◆ **Request**:
In the records below, find each line containing the word "this" and copy it.

◆ **Records shown**:
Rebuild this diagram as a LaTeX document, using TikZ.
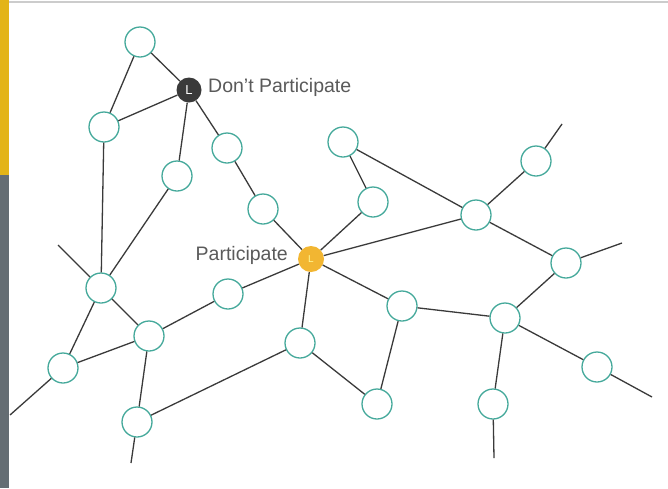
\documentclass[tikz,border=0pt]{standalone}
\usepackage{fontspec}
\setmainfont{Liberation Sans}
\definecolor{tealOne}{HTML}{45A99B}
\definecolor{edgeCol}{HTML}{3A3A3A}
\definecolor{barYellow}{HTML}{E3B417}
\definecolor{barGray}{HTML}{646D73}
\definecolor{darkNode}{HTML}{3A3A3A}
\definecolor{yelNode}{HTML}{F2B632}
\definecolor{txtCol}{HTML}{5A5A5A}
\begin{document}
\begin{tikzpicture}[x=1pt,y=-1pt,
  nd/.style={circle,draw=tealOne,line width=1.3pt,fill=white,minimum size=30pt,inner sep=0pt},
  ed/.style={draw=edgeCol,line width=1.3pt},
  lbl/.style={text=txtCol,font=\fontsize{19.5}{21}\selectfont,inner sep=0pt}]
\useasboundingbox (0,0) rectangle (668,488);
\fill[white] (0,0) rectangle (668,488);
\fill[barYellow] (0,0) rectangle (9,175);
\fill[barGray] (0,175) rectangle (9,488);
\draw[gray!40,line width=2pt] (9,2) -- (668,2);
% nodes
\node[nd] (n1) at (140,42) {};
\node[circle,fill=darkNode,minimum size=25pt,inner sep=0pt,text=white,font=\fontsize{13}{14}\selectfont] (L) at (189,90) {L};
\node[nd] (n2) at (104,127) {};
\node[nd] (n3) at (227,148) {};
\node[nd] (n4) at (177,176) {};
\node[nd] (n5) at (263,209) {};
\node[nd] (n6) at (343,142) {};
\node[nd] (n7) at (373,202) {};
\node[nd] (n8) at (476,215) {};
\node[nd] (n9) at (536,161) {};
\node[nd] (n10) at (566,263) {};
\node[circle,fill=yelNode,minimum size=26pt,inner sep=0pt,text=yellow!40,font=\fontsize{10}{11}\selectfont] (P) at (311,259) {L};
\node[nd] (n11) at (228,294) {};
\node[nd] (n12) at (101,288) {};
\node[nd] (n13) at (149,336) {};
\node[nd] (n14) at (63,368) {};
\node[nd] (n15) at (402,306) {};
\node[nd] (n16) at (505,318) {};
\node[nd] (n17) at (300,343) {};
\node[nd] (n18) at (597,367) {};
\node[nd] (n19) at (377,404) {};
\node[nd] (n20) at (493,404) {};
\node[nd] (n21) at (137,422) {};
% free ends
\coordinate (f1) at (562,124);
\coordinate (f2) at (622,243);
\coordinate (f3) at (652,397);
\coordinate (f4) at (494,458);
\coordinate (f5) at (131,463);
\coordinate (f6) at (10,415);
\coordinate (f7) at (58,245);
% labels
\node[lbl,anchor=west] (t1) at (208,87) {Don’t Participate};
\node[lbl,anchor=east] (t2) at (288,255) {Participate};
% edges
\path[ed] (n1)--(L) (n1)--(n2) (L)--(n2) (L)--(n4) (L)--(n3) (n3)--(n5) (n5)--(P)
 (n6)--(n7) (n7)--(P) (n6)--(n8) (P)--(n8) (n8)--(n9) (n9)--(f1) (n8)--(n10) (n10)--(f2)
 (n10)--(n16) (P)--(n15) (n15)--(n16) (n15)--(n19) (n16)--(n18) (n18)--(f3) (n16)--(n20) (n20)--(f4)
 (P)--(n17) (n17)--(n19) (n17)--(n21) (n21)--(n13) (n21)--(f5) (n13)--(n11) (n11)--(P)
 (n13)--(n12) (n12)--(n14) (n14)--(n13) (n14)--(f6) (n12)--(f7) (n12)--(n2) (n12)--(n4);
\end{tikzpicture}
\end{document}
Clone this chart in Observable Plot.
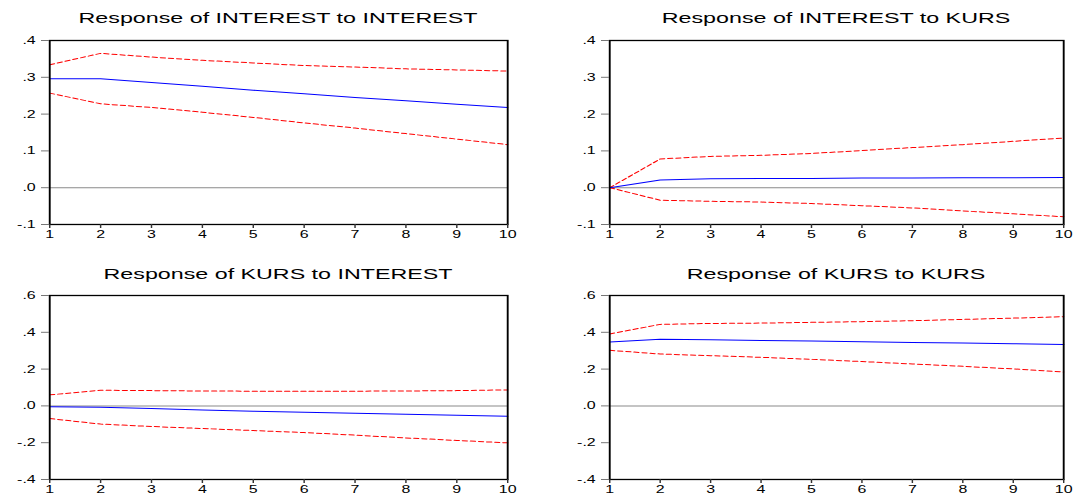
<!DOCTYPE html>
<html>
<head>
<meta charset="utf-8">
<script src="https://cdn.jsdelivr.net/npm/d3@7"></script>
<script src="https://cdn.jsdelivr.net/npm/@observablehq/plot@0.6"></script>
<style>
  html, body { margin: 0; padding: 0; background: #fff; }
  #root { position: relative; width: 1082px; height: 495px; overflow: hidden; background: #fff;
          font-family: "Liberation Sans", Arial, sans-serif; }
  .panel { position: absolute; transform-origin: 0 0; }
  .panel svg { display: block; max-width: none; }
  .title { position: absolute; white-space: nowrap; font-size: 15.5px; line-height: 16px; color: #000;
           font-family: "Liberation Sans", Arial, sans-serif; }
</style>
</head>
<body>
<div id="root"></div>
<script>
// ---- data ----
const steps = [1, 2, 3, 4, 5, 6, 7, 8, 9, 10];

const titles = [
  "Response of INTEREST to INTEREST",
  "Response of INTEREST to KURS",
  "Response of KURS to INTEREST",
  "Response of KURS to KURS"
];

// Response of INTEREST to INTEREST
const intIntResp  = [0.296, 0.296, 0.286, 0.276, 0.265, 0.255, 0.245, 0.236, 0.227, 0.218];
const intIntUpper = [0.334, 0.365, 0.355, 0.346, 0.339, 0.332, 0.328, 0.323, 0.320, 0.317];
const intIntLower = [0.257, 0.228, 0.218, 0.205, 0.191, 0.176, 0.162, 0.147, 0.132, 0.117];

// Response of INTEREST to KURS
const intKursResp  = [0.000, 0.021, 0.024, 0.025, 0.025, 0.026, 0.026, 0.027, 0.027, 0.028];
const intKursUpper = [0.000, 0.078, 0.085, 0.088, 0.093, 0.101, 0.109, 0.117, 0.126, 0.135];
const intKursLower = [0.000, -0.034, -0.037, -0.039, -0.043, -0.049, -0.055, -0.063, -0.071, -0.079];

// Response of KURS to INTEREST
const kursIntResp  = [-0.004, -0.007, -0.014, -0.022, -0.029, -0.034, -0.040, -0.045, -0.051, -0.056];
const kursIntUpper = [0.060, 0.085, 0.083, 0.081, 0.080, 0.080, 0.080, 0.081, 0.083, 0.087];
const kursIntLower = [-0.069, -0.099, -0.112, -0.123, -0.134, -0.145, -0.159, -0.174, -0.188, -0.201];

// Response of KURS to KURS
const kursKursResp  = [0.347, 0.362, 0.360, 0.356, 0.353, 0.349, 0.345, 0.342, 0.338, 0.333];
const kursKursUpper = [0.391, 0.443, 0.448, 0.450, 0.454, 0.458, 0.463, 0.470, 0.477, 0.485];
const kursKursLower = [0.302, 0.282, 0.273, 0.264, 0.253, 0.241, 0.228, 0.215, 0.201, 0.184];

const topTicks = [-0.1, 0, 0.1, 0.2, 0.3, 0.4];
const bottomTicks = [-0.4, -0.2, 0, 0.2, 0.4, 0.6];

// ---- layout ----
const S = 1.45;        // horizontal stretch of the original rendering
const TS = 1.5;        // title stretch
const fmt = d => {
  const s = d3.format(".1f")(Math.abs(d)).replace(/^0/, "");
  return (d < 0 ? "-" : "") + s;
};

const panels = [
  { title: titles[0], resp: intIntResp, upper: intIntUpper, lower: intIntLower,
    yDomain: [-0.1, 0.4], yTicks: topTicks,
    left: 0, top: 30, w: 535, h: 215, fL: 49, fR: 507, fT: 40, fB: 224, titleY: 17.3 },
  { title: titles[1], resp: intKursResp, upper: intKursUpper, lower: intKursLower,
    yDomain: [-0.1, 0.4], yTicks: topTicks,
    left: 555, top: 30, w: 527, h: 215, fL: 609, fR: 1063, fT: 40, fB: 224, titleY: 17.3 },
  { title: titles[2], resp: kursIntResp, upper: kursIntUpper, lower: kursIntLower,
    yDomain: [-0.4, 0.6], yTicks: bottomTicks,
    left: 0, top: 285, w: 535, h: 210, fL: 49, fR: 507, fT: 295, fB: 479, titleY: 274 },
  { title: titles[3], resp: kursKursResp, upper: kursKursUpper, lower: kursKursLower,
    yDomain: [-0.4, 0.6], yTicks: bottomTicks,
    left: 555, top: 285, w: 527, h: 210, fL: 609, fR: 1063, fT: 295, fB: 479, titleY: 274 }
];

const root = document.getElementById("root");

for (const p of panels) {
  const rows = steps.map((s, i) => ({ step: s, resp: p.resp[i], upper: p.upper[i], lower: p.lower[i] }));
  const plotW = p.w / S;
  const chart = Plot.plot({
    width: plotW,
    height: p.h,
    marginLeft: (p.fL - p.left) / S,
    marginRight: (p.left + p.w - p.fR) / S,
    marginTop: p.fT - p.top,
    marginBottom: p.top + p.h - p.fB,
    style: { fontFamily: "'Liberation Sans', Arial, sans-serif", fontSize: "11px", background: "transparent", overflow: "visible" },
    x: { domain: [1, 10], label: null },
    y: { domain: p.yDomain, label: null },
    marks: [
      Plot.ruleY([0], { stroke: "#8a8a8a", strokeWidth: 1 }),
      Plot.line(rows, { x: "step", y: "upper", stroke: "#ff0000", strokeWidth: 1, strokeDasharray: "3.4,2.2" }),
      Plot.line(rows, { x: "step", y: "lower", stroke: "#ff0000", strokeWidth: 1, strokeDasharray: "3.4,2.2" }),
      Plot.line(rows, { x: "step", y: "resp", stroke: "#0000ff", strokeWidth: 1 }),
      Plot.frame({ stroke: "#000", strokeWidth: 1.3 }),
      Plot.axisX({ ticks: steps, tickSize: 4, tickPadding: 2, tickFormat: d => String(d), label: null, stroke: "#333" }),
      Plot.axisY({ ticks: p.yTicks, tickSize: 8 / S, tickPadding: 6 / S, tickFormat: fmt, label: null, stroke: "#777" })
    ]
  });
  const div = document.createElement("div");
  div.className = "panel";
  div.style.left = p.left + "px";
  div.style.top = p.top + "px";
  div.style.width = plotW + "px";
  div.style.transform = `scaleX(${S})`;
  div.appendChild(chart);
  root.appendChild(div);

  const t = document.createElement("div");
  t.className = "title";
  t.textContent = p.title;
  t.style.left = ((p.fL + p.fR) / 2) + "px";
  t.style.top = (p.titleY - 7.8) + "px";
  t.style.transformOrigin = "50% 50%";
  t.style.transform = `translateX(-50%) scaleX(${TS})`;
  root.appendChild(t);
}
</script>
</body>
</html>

◆ **Response**:
Rebuild this diagram as a LaTeX document, using TikZ.
Clone this chart in Observable Plot.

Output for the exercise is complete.